The Promise of Gigabit Internet
If you’re like a lot of people, you may be get slower speeds to your computer than the speed tier than you pay for, which begs the question: What can we expect of Gigabit Internet?
Amidst promises of being able to download a 2GB episode of “Game of Thrones” in 16 seconds, fast upstream speeds are what’re going to power the next transformation of home broadband. What changes will come in the long run as upload speeds improve?
The oft-used phrase is that gigabit speeds will spark the creation of products not yet dreamed of. If we look to the past as a guide, think about the items that now seem commonplace but weren’t even around five or 10 years ago.

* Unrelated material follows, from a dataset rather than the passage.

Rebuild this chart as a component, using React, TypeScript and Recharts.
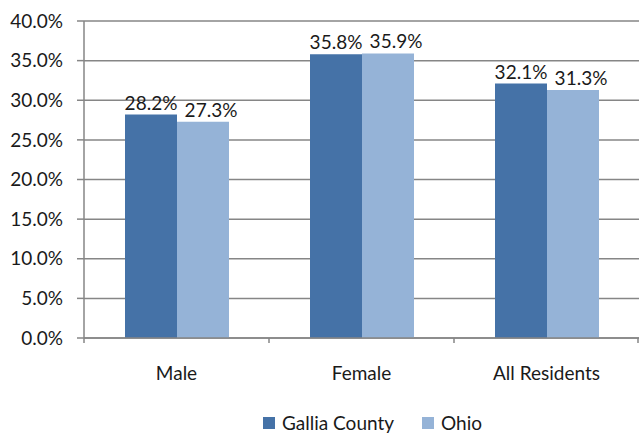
import React from "react";
import { BarChart, Bar, XAxis, YAxis, CartesianGrid, Legend, LabelList } from "recharts";

const categories = ["Male", "Female", "All Residents"];
const galliaCounty = [28.2, 35.8, 32.1];
const ohio = [27.3, 35.9, 31.3];
const yTicks = [0, 5, 10, 15, 20, 25, 30, 35, 40];
const seriesNames = ["Gallia County", "Ohio"];
const colors = ["#4572A7", "#95B3D7"];

const data = categories.map((c, i) => ({ name: c, gallia: galliaCounty[i], ohio: ohio[i] }));

const W = 639;
const H = 433;
const Y_W = 84;
const HALF = (W - Y_W) / categories.length / 2;
const FONT = "Lato, 'Open Sans', sans-serif";
const FS = 19;

const fmt = (v: number) => `${Number(v).toFixed(1)}%`;

const XTick = (props: any) => {
  const { x, y, payload, index } = props;
  const last = index === categories.length - 1;
  return (
    <g>
      <line x1={x - HALF} y1={y} x2={x - HALF} y2={y + 5} stroke="#868686" strokeWidth={1.5} />
      {last && <line x1={x + HALF - 1} y1={y} x2={x + HALF - 1} y2={y + 5} stroke="#868686" strokeWidth={1.5} />}
      <text x={x} y={y + 34} textAnchor="middle" dominantBaseline="central" fontSize={FS} fill="#1a1a1a" fontFamily={FONT}>
        {payload.value}
      </text>
    </g>
  );
};

const LegendContent = () => (
  <div style={{ display: "flex", justifyContent: "flex-start", paddingLeft: 263, paddingTop: 17, fontFamily: FONT, fontSize: FS, color: "#1a1a1a", lineHeight: "16px" }}>
    {seriesNames.map((n, i) => (
      <div key={n} style={{ display: "flex", alignItems: "center", marginRight: i === 0 ? 28 : 0 }}>
        <span style={{ display: "inline-block", width: 12, height: 12, background: colors[i], marginRight: 7 }} />
        <span>{n}</span>
      </div>
    ))}
  </div>
);

export default function App() {
  return (
    <div style={{ position: "absolute", left: 0, top: 0, width: W, height: H, background: "#fff" }}>
      <BarChart width={W} height={H} data={data} margin={{ top: 21, right: 0, left: 0, bottom: 0 }} barGap={0} barSize={52}>
        <CartesianGrid vertical={false} stroke="#868686" strokeWidth={1.5} />
        <XAxis
          dataKey="name"
          height={60}
          axisLine={{ stroke: "#868686", strokeWidth: 1.5 }}
          tickLine={false}
          tickSize={0}
          tickMargin={0}
          tick={<XTick />}
          interval={0}
        />
        <YAxis
          width={Y_W}
          domain={[0, 40]}
          ticks={yTicks}
          tickFormatter={fmt}
          axisLine={{ stroke: "#868686", strokeWidth: 1.5 }}
          tickLine={{ stroke: "#868686", strokeWidth: 1.5 }}
          tickSize={7}
          tickMargin={14}
          tick={{ fontSize: FS, fill: "#1a1a1a", fontFamily: FONT }}
          interval={0}
        />
        <Legend verticalAlign="bottom" height={35} content={<LegendContent />} />
        <Bar dataKey="gallia" name={seriesNames[0]} fill={colors[0]} isAnimationActive={false}>
          <LabelList dataKey="gallia" position="top" formatter={fmt} style={{ fontSize: FS, fill: "#1a1a1a", fontFamily: FONT }} />
        </Bar>
        <Bar dataKey="ohio" name={seriesNames[1]} fill={colors[1]} isAnimationActive={false}>
          <LabelList dataKey="ohio" position="top" dx={8} formatter={fmt} style={{ fontSize: FS, fill: "#1a1a1a", fontFamily: FONT }} />
        </Bar>
      </BarChart>
    </div>
  );
}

Fiber to the home (FTTH) broadband connections will inspire new products and services and could open entire new sectors in the business world.
Some current services benefit from good upstream speeds:
- Videoconferencing, whether you’re telecommuting or chatting with friends and family.
- Online file sync with services like Dropbox liberate your data from individual hardware devices.
- Google Photos can automatically back up older photos and videos so you don’t max out your phone storage.
- Home security cameras can stream data so you can check on your house while you’re at work or on vacation.
- It’s way faster to upload videos to YouTube, photos to Flickr, music tracks to SoundCloud, and your photo and video catalog to Adobe Systems’ Lightroom PC-mobile-cloud synchronization service.
FTTH will be able to handle even the futuristic Internet uses some experts see coming. Technologies such as 3D holographic high-definition television and games will someday be everyday items in our homes. FTTH will be able to handle the estimated 30 Gbps needs of such equipment. Current technologies can’t come close.
The bigger difference will be that our digital lives will move to the cloud. Take a photo of your pet, and nearly instantly it’ll be stored on Facebook, Google, Dropbox, iCloud or some other online service. Your phone becomes an extension of the internet.
It’s possible more radical changes will come. We’re just going to have to see what that promise brings.